Um depoimento sobre a tragédia de Hiroshima.

O texto a seguir é um depoimento fornecido em 1975 por Shinji Mukai, sobrevivente da bomba atômica lançada pelos Estados Unidos sobre Hiroshima. Na época com 45 anos de idade e residente em São Paulo há 21 anos, ele deu esse depoimento ao repórter Antonio Biancarelli, da revista Veja.


Eu tinha 15 anos de idade quando a bomba caiu. Trabalhava numa fábrica de espoletas e bombas navais, a três quilômetros do centro de Hiroshima – no inicio da guerra eu era estudante, mas, quando a situação no Japão se agravou em 1944, todos os estudantes passam a trabalhar. (...)

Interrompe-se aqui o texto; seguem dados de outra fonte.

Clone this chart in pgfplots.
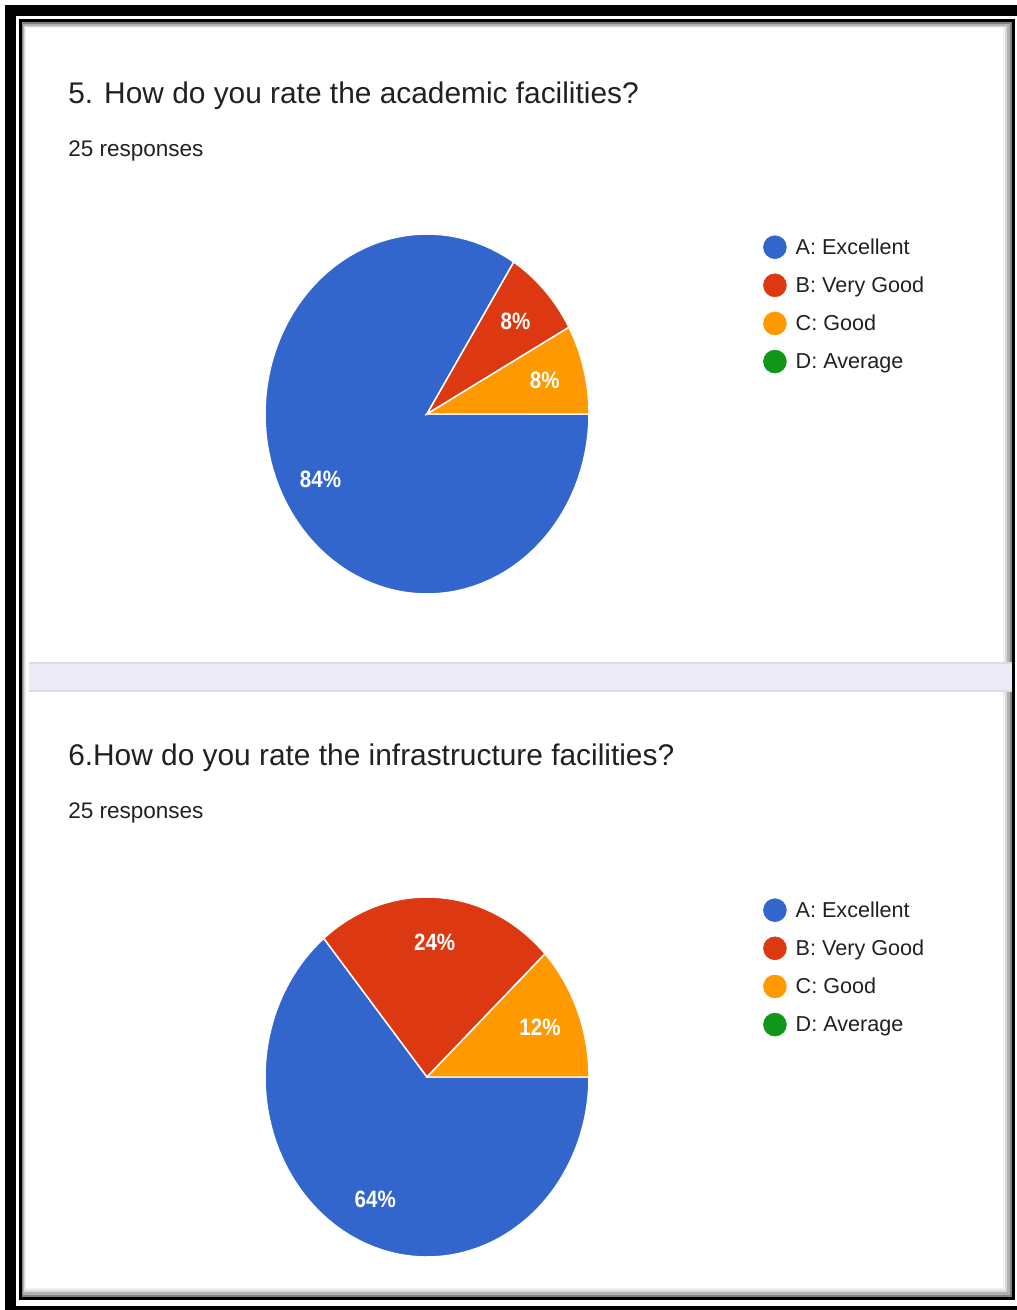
\documentclass[border=0pt]{standalone}
\usepackage{pgfplots}
\pgfplotsset{compat=1.18}
\usepackage{pgfplotstable}
\usepackage{graphicx}
\usepackage{fontspec}
\setmainfont{Liberation Sans}
\definecolor{gblue}{HTML}{3366CC}
\definecolor{gred}{HTML}{DC3912}
\definecolor{gorange}{HTML}{FF9900}
\definecolor{ggreen}{HTML}{109618}
\definecolor{gtext}{HTML}{202124}
\definecolor{lav}{HTML}{ECEAF7}
\definecolor{sepline}{HTML}{DADCE0}

% Question 5: percentages of the 25 responses
\pgfplotstableread{
option pct
A 84
B 8
C 8
D 0
}\qfive
% Question 6
\pgfplotstableread{
option pct
A 64
B 24
C 12
D 0
}\qsix

\pgfplotstablegetelem{0}{pct}\of\qfive\edef\pfA{\pgfplotsretval}
\pgfplotstablegetelem{1}{pct}\of\qfive\edef\pfB{\pgfplotsretval}
\pgfplotstablegetelem{2}{pct}\of\qfive\edef\pfC{\pgfplotsretval}
\pgfplotstablegetelem{0}{pct}\of\qsix\edef\psA{\pgfplotsretval}
\pgfplotstablegetelem{1}{pct}\of\qsix\edef\psB{\pgfplotsretval}
\pgfplotstablegetelem{2}{pct}\of\qsix\edef\psC{\pgfplotsretval}
% slice end angles (clockwise from 3 o'clock)
\pgfmathsetmacro\efA{-3.6*\pfA}
\pgfmathsetmacro\efB{-3.6*(\pfA+\pfB)}
\pgfmathsetmacro\efC{-3.6*(\pfA+\pfB+\pfC)}
\pgfmathsetmacro\esA{-3.6*\psA}
\pgfmathsetmacro\esB{-3.6*(\psA+\psB)}
\pgfmathsetmacro\esC{-3.6*(\psA+\psB+\psC)}
% label positions
\pgfmathsetmacro\lfAx{0.75*cos(\efA/2)}\pgfmathsetmacro\lfAy{0.75*sin(\efA/2)}
\pgfmathsetmacro\lfBx{0.75*cos((\efA+\efB)/2)}\pgfmathsetmacro\lfBy{0.75*sin((\efA+\efB)/2)}
\pgfmathsetmacro\lfCx{0.75*cos((\efB+\efC)/2)}\pgfmathsetmacro\lfCy{0.75*sin((\efB+\efC)/2)}
\pgfmathsetmacro\lsAx{0.75*cos(\esA/2)}\pgfmathsetmacro\lsAy{0.75*sin(\esA/2)}
\pgfmathsetmacro\lsBx{0.75*cos((\esA+\esB)/2)}\pgfmathsetmacro\lsBy{0.75*sin((\esA+\esB)/2)}
\pgfmathsetmacro\lsCx{0.75*cos((\esB+\esC)/2)}\pgfmathsetmacro\lsCy{0.75*sin((\esB+\esC)/2)}

\pgfplotsset{
 pieaxis/.style={anchor=center, x=121.5pt, y=135pt,
   xmin=-1.02, xmax=1.02, ymin=-1.02, ymax=1.02,
   hide axis, clip=false,
   legend image code/.code={\fill[##1] (0pt,0pt) circle (8.6pt);},
   legend style={at={(axis description cs:1.5165,0.987)}, anchor=north west,
     draw=none, fill=none, inner sep=0pt, text=gtext,
     font=\fontsize{16.2}{19.4}\selectfont,
     row sep=11pt, column sep=6.75pt, nodes={inner sep=0pt}},
   legend cell align=left},
 slice/.style={draw=white, line width=1.1pt, samples=100, forget plot},
}
\tikzset{plabel/.style={text=white, font=\bfseries\fontsize{15.4}{18}\selectfont, inner sep=0pt}}
\newcommand\pl[1]{\scalebox{1}[1.15]{#1}}

\begin{document}
\begin{tikzpicture}[x=0.75pt, y=-0.75pt]
\path[use as bounding box] (0,0) rectangle (1017,1310);
\fill[white] (0,0) rectangle (1017,1310);
\fill[black] (5,5) rectangle (1017,1310);
\fill[white] (16,16) rectangle (1017,1306);
\draw[black, line width=2.25pt] (20.5,20.5) rectangle (1013.5,1298.5);
\fill[black!50] (22,22) rectangle (1012,1297);
\fill[black!30] (23,24) rectangle (1010,1295);
\fill[black!15] (24,26) rectangle (1007,1292);
\fill[black!6] (25,27) rectangle (1005,1290);
\fill[white] (26,28) rectangle (1003,1288);
% separator between the two cards
\fill[lav] (29,663) rectangle (1012,691);
\draw[sepline, line width=1pt] (29,663) -- (1012,663);
\draw[sepline, line width=1pt] (29,691) -- (1012,691);

% texts
\node[anchor=base west, inner sep=0pt, text=gtext, font=\fontsize{22.4}{26}\selectfont] at (68,103) {5. How do you rate the academic facilities?};
\node[anchor=base west, inner sep=0pt, text=gtext, font=\fontsize{16.9}{20}\selectfont] at (68,156) {25 responses};
\node[anchor=base west, inner sep=0pt, text=gtext, font=\fontsize{22.4}{26}\selectfont] at (68,765) {6.How do you rate the infrastructure facilities?};
\node[anchor=base west, inner sep=0pt, text=gtext, font=\fontsize{16.9}{20}\selectfont] at (68,818) {25 responses};

\coordinate (c1) at (427,414);
\coordinate (c2) at (427,1077);

\begin{axis}[pieaxis, at={(c1)}]
\addplot[slice, fill=gblue, domain=\efA:0] ({cos(x)},{sin(x)}) -- (axis cs:0,0) -- cycle;
\addplot[slice, fill=gred, domain=\efB:\efA] ({cos(x)},{sin(x)}) -- (axis cs:0,0) -- cycle;
\addplot[slice, fill=gorange, domain=\efC:\efB] ({cos(x)},{sin(x)}) -- (axis cs:0,0) -- cycle;
\node[plabel] at (axis cs:\lfAx,\lfAy) {\pl{\pfA\%}};
\node[plabel] at (axis cs:\lfBx,\lfBy) {\pl{\pfB\%}};
\node[plabel] at (axis cs:\lfCx,\lfCy) {\pl{\pfC\%}};
\addlegendimage{gblue}\addlegendentry{A: Excellent}
\addlegendimage{gred}\addlegendentry{B: Very Good}
\addlegendimage{gorange}\addlegendentry{C: Good}
\addlegendimage{ggreen}\addlegendentry{D: Average}
\end{axis}

\begin{axis}[pieaxis, at={(c2)}]
\addplot[slice, fill=gblue, domain=\esA:0] ({cos(x)},{sin(x)}) -- (axis cs:0,0) -- cycle;
\addplot[slice, fill=gred, domain=\esB:\esA] ({cos(x)},{sin(x)}) -- (axis cs:0,0) -- cycle;
\addplot[slice, fill=gorange, domain=\esC:\esB] ({cos(x)},{sin(x)}) -- (axis cs:0,0) -- cycle;
\node[plabel] at (axis cs:\lsAx,\lsAy) {\pl{\psA\%}};
\node[plabel] at (axis cs:\lsBx,\lsBy) {\pl{\psB\%}};
\node[plabel] at (axis cs:\lsCx,\lsCy) {\pl{\psC\%}};
\addlegendimage{gblue}\addlegendentry{A: Excellent}
\addlegendimage{gred}\addlegendentry{B: Very Good}
\addlegendimage{gorange}\addlegendentry{C: Good}
\addlegendimage{ggreen}\addlegendentry{D: Average}
\end{axis}
\end{tikzpicture}
\end{document}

No dia 6 de agosto de 1945, eu e (meu irmão) Shoji saímos para trabalhar, por volta das 7 horas (...). Estava tudo tranqüilo, como todos os dias. De repente, ouvi um barulho grande, que não sabia se era de bomba ou da fábrica desabando. Lembrando-me que fui arremessado a vários metros, mas só percebe isso ao acordar, tempos depois. Só tive forças para gritar. Um pouco mais tarde, quatro trabalhadores que estavam fora da fábrica na hora da explosão me encontraram e me arrastaram para fora. Estava com três costelas quebradas. Minha roupa estava coberta de sangue – é que a maquina em que trabalhava tinha tombado sobre meu companheiro, esmagando-o. O sangue era dele. Quando dos escombros, pensei que tinha morrido. Não conseguia entender nada, a fumaça cobria tudo e havia um cheiro forte que nunca havia sentido. O centro da cidade era uma imensa fogueira. Ainda pensei nos meus pais, mas logo entendi que nunca mais os encontraria. Meus companheiros queriam fugir, mas ninguém sabia em que direção, por causa da fumaça. Então alguém se lembrou dos trilhos do bonde. Seguindo por eles, uns quatro ou cinco quilômetros, a gente sai num campo de treinamento militar, próximo do mar, onde havia também o hospital militar. Fomos seguindo os trilhos. Já estávamos quase chegando uma chuva preta começou a cair. Parecia pólvora de granada molhada, com um cheiro muito forte. Quando chegamos ao campo, havia mais de cinco mil pessoas feridas espalhadas, muitas quase mortas. Soube depois que, dos 2 mil operários da fábrica onde trabalhava, mais de 1700 morreram na hora da explosão.

Extraído de: Adhemar Marques e outra História contemporânea através de textos. São Paulo, Contextos, 1994. P. 142-3.